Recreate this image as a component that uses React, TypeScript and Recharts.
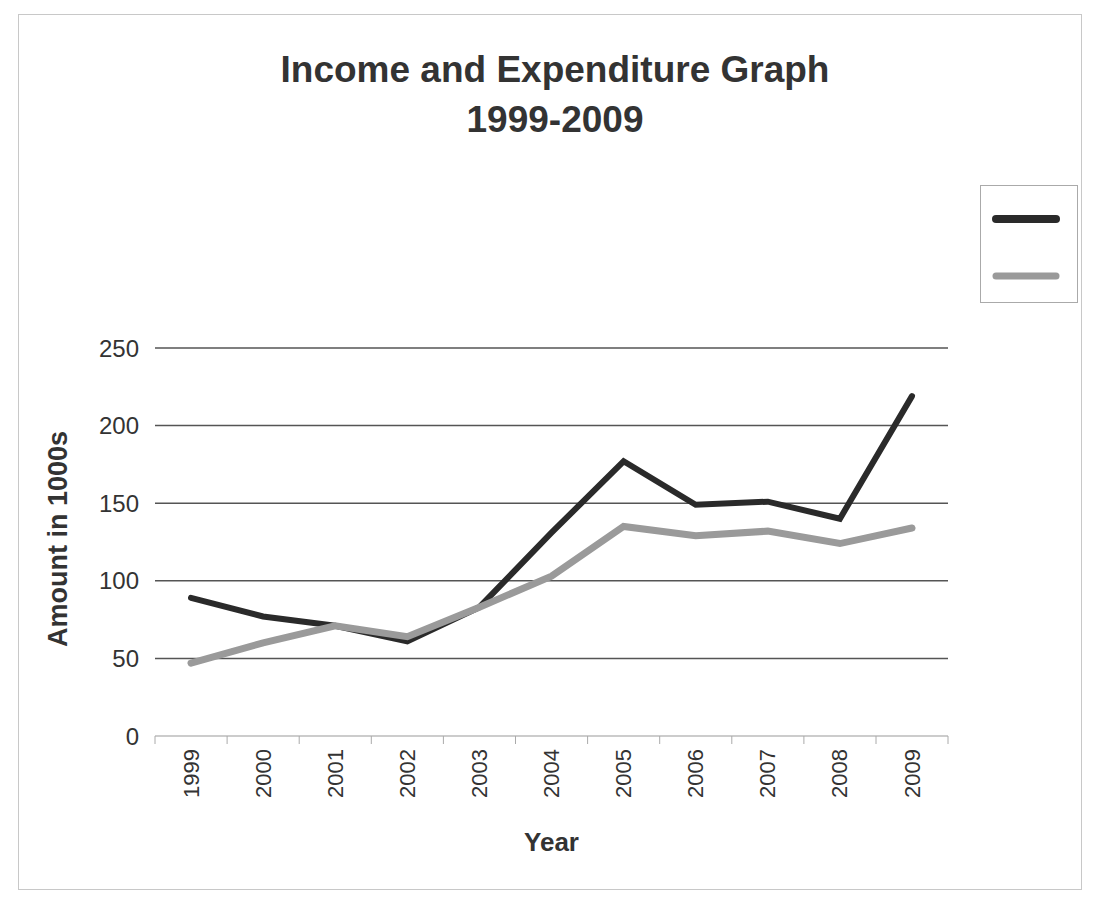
import React from 'react';
import { LineChart, Line, XAxis, YAxis, CartesianGrid } from 'recharts';

const years = ['1999', '2000', '2001', '2002', '2003', '2004', '2005', '2006', '2007', '2008', '2009'];
const income = [89, 77, 71, 61, 83, 131, 177, 149, 151, 140, 219];
const expenditure = [47, 60, 71, 64, 83, 103, 135, 129, 132, 124, 134];
const yTicks = [0, 50, 100, 150, 200, 250];

const data = years.map((year, i) => ({ year, income: income[i], expenditure: expenditure[i] }));

const FONT = '"Liberation Sans", Arial, sans-serif';
const HALF_BAND = 36;

function YearTick(props: any) {
  const { x, y, payload, index } = props;
  const last = index === years.length - 1;
  return (
    <g>
      <line x1={x - HALF_BAND} y1={y} x2={x - HALF_BAND} y2={y + 8} stroke="#aaa" strokeWidth={1} />
      {last && <line x1={x + HALF_BAND} y1={y} x2={x + HALF_BAND} y2={y + 8} stroke="#aaa" strokeWidth={1} />}
      <text
        x={x}
        y={y + 13}
        transform={`rotate(-90, ${x}, ${y + 13})`}
        textAnchor="end"
        dominantBaseline="central"
        fontSize={22}
        fontFamily={FONT}
        fill="#333"
      >
        {payload.value}
      </text>
    </g>
  );
}

// legend in the scan has line swatches only, no text
function LegendBox() {
  return (
    <div style={{ position: 'absolute', left: 980, top: 185, width: 96, height: 116, border: '1px solid #aaa', background: '#fff' }}>
      <svg width={96} height={116}>
        <line x1={15} y1={33} x2={75} y2={33} stroke="#2a2a2a" strokeWidth={8} strokeLinecap="round" />
        <line x1={15} y1={90} x2={75} y2={90} stroke="#9a9a9a" strokeWidth={7} strokeLinecap="round" />
      </svg>
    </div>
  );
}

export default function App() {
  return (
    <div style={{ position: 'absolute', left: 0, top: 0, width: 1093, height: 899, background: '#fff', fontFamily: FONT }}>
      <div style={{ position: 'absolute', left: 18, top: 14, width: 1062, height: 874, border: '1px solid #c8c8c8' }} />
      <div
        style={{
          position: 'absolute',
          left: 0,
          top: 45,
          width: 1110,
          textAlign: 'center',
          fontSize: 37,
          fontWeight: 'bold',
          lineHeight: '50px',
          color: '#333',
        }}
      >
        <div>Income and Expenditure Graph</div>
        <div>1999-2009</div>
      </div>
      <LegendBox />
      <div style={{ position: 'absolute', left: 0, top: 0 }}>
        <LineChart width={1093} height={899} data={data} margin={{ top: 348, right: 145, bottom: 0, left: 0 }}>
          <CartesianGrid vertical={false} horizontalValues={yTicks.filter((v) => v > 0)} stroke="#555" strokeWidth={1.5} />
          <XAxis
            dataKey="year"
            height={163}
            padding={{ left: HALF_BAND, right: HALF_BAND }}
            tickLine={false}
            tickSize={0}
            tickMargin={0}
            axisLine={{ stroke: '#999' }}
            tick={<YearTick />}
            interval={0}
            label={{ value: 'Year', position: 'insideBottom', offset: 48, style: { fontSize: 26, fontWeight: 'bold', fill: '#333', fontFamily: FONT } }}
          />
          <YAxis
            width={155}
            domain={[0, 250]}
            ticks={yTicks}
            tickLine={false}
            axisLine={false}
            tickMargin={10}
            tick={{ fontSize: 24, fill: '#333', fontFamily: FONT }}
            label={{
              value: 'Amount in 1000s',
              angle: -90,
              position: 'insideLeft',
              offset: 57,
              dy: -3,
              style: { textAnchor: 'middle', fontSize: 27, fontWeight: 'bold', fill: '#333', fontFamily: FONT },
            }}
          />
          <Line
            type="linear"
            dataKey="income"
            stroke="#2a2a2a"
            strokeWidth={6}
            strokeLinecap="round"
            dot={false}
            activeDot={false}
            isAnimationActive={false}
          />
          <Line
            type="linear"
            dataKey="expenditure"
            stroke="#9a9a9a"
            strokeWidth={7}
            strokeLinecap="round"
            dot={false}
            activeDot={false}
            isAnimationActive={false}
          />
        </LineChart>
      </div>
    </div>
  );
}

......

■ What is expected ■
Count how many lines contain "React" and give only that count.

■ Task output ■
2